Из Ревеля я получила от тебя четыре письма; я также писала тебе, но похоже, что письма не дошли. После твоего отъезда я начала собирать необходимые документы для выезда; я писала бесконечно детям в Крым, потому что они сообщили мне, что устроят мне через Скоропадского проезд на Украину. Я бомбардировала их телеграммами, но не получила ни одного ответа, мне казалось, будто на свете никого в живых не осталось 59*. Я ходила по бесчисленным конторам и собрала необходимые для выезда документы, кроме самого важного, — паспорт выдать мне отказались. Вскоре закрыли границы, и я осталась в плену. За исключением мебели, постельного белья и моей шубы у меня оставалось только 10 000 рублей царскими деньгами, и я решила поступить на какую-нибудь «чистую» работу. Сперва я работала нештатной служащей в музее Александра III, но вскоре устроилась на лучшее место в Музей города, в Аничковском дворце. Учреждение это по духу было особое. Ни начальство, ни служащие политикой не занимались, страстно любили свое дело и работали не за страх, а за совесть.

Сперва я состояла эмиссаром с жалованьем 950 рублей в месяц, затем меня превратили в научного сотрудника, я получала 4 тысячи, позже 6 тысяч, и, наконец, как хранителю музея, мне было назначено 18 тысяч в месяц, да беда была в том, что пайка в нашем учреждении не полагалось. Жизнь безумно дорожала не по дням, а по часам.

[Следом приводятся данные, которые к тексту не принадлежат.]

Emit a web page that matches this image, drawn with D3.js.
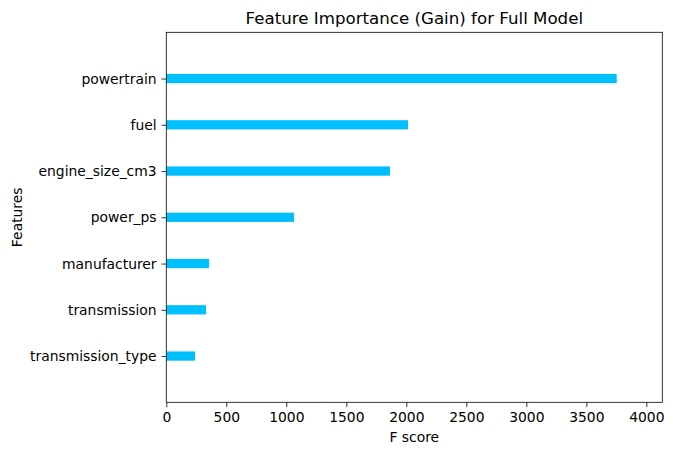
<!DOCTYPE html>
<html>
<head>
<meta charset="utf-8">
<script src="https://cdn.jsdelivr.net/npm/d3@7"></script>
<style>
  body { margin: 0; background: #fff; }
  text { font-family: "DejaVu Sans", sans-serif; fill: #000; }
</style>
</head>
<body>
<svg id="chart"></svg>
<script>
// features from bottom to top, as matplotlib draws them
var features = ["transmission_type", "transmission", "manufacturer", "power_ps", "engine_size_cm3", "fuel", "powertrain"];
var scores = [240, 331, 356, 1064, 1864, 2014, 3753];
var xTicks = [0, 500, 1000, 1500, 2000, 2500, 3000, 3500, 4000];

var svgWidth = 673, svgHeight = 455;
var plotLeft = 166.3, plotRight = 662.3, plotTop = 32.3, plotBottom = 402.3; // plot box edges
var fontSize = "13.89px"; // 10pt at 100 dpi
var tick = 4.86; // 3.5pt

var svg = d3.select("#chart")
    .attr("width", svgWidth)
    .attr("height", svgHeight);

var xScale = d3.scaleLinear()
    .domain([0, 4133])
    .range([plotLeft, plotRight]);

// positions 0..n-1 with one unit padding each side
var yScale = d3.scaleLinear()
    .domain([-1, features.length])
    .range([plotBottom, plotTop]);

var barH = yScale(0) - yScale(0.2);

svg.selectAll("rect.bar")
    .data(scores)
    .enter()
    .append("rect")
    .attr("class", "bar")
    .attr("x", xScale(0))
    .attr("y", function (d, i) { return yScale(i) - barH / 2; })
    .attr("width", function (d) { return xScale(d) - xScale(0); })
    .attr("height", barH)
    .attr("fill", "#00bfff");

// *** axes ***
var x_axis = d3.axisBottom(xScale)
    .tickValues(xTicks)
    .tickFormat(d3.format("d"))
    .tickSize(tick)
    .tickPadding(tick);

var y_axis = d3.axisLeft(yScale)
    .tickValues(d3.range(features.length))
    .tickFormat(function (d) { return features[d]; })
    .tickSize(tick)
    .tickPadding(tick);

var gx = svg.append("g")
    .attr("transform", "translate(0," + plotBottom + ")")
    .call(x_axis);

var gy = svg.append("g")
    .attr("transform", "translate(" + plotLeft + ",0)")
    .call(y_axis);

[gx, gy].forEach(function (g) {
    g.select(".domain").remove();
    g.selectAll(".tick line").attr("stroke", "#000").attr("stroke-width", 0.8);
    g.selectAll(".tick text").attr("font-size", fontSize).attr("font-family", "DejaVu Sans");
});

// frame around the plot
svg.append("rect")
    .attr("x", plotLeft)
    .attr("y", plotTop)
    .attr("width", plotRight - plotLeft)
    .attr("height", plotBottom - plotTop)
    .attr("fill", "none")
    .attr("stroke", "#000")
    .attr("stroke-width", 0.8);

// *** labels ***
svg.append("text")
    .attr("x", (plotLeft + plotRight) / 2)
    .attr("y", 24)
    .attr("text-anchor", "middle")
    .attr("font-size", "16.67px")
    .text("Feature Importance (Gain) for Full Model");

svg.append("text")
    .attr("x", (plotLeft + plotRight) / 2)
    .attr("y", 442)
    .attr("text-anchor", "middle")
    .attr("font-size", fontSize)
    .text("F score");

svg.append("text")
    .attr("transform", "translate(22," + (plotTop + plotBottom) / 2 + ") rotate(-90)")
    .attr("text-anchor", "middle")
    .attr("font-size", fontSize)
    .text("Features");
</script>
</body>
</html>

Вскоре я получила из Финляндии от тебя письмо, дошедшее до меня каким-то таинственным способом. Ты написал, что болен, и в конце было написано: «Будь наготове, за тобой приедет человек, доверься ему». Я немедленно распродала почти все оптом, так как второпях, по сравнительно грошовой цене; даже продала шубу и одежду, так как ты писал, что надо ехать без всякого багажа. Но потом я ни слова не слыхала ни о тебе, ни о каком человеке. И не знала даже — жив ли ты, поправился ли.

Проедая помаленечку вдвоем с прислугой деньги, вырученные за продажу вещей, жутко делалось, а что же дальше? Цены все лезли и лезли — один фунт отвратительного хлеба на рынке продавался в то время за 500 рублей, мясо 1700 рублей, яйцо однэ 400 рублей, масло 12 тысяч, сахар 10 тысяч, соль 350 рублей, сапоги 150 тысяч, пара чулок 6 тысяч, иголка и та стоила 100 рублей, мыло для стирки 5 тысяч т. д. Старушка хозяйка моя сбежала за город, но вскоре умерла там от голода. Прислуга моя то и дело теряла сознание от утомления, стоя в хвостах полуголодная за советским хлебом и селедками. Я видела, что она чахнет, и, как ни грустно было с ней расстаться, нашла ей хлебное место.

Вот когда начались мои мытарства. В 7 часов утра я бежала в чайную за кипятком. Напившись ржаного кофе без сахара, конечно, и без молока, с кусочком ужасного черного хлеба, мчалась на службу, в стужу и непогоду, в рваных башмаках, без чулок, ноги обматывала тряпкой. Вскоре мне посчастливилось купить у моей сослуживицы «исторические» галоши покойного ее отца, известного архитектора графа Сюзора 60*. Но, впрочем, сапоги у меня тоже были мужские — я выменяла их как-то за клочок серого солдатского сукна. Такими «гешефтами» все тогда занимались. Вначале это было как-то стыдно, а потом все так привыкли, будто всю жизнь только это и делали.

Питалась я в общественной столовой с рабочими, курьерами, метельщицами, ела темную бурду с нечищеной гнилой картофелью, сухую, как камень, воблу или селедку, иногда табачного вида чечевицу или прежуткую пшеничную бурду, хлеба один фунт в день. Но какого ужасного хлеба! Он был из дуранды, опилок, высевок 61*и только 15 % ржаной муки.

Что за потрясающие сцены видела я в этой столовой! Они до сих пор стоят у меня перед глазами. Сидя за крашеными черными столами, липкими от грязи, люди ели эту тошнотворную отраву из оловянной чашки, оловянными ложками. С улицы прибегали в лохмотьях синие от холода, умирающие от голода женщины и дети. Они облипали наш стол и, жадно глядя помертвелыми белыми глазами вам в рот, шептали: «Тетенька, тетенька, оставьте ложечку», и только вы отодвигали тарелку, они, как шакалы, набрасывались на нее, вырывая друг у друга, и вылизывали ее дочиста.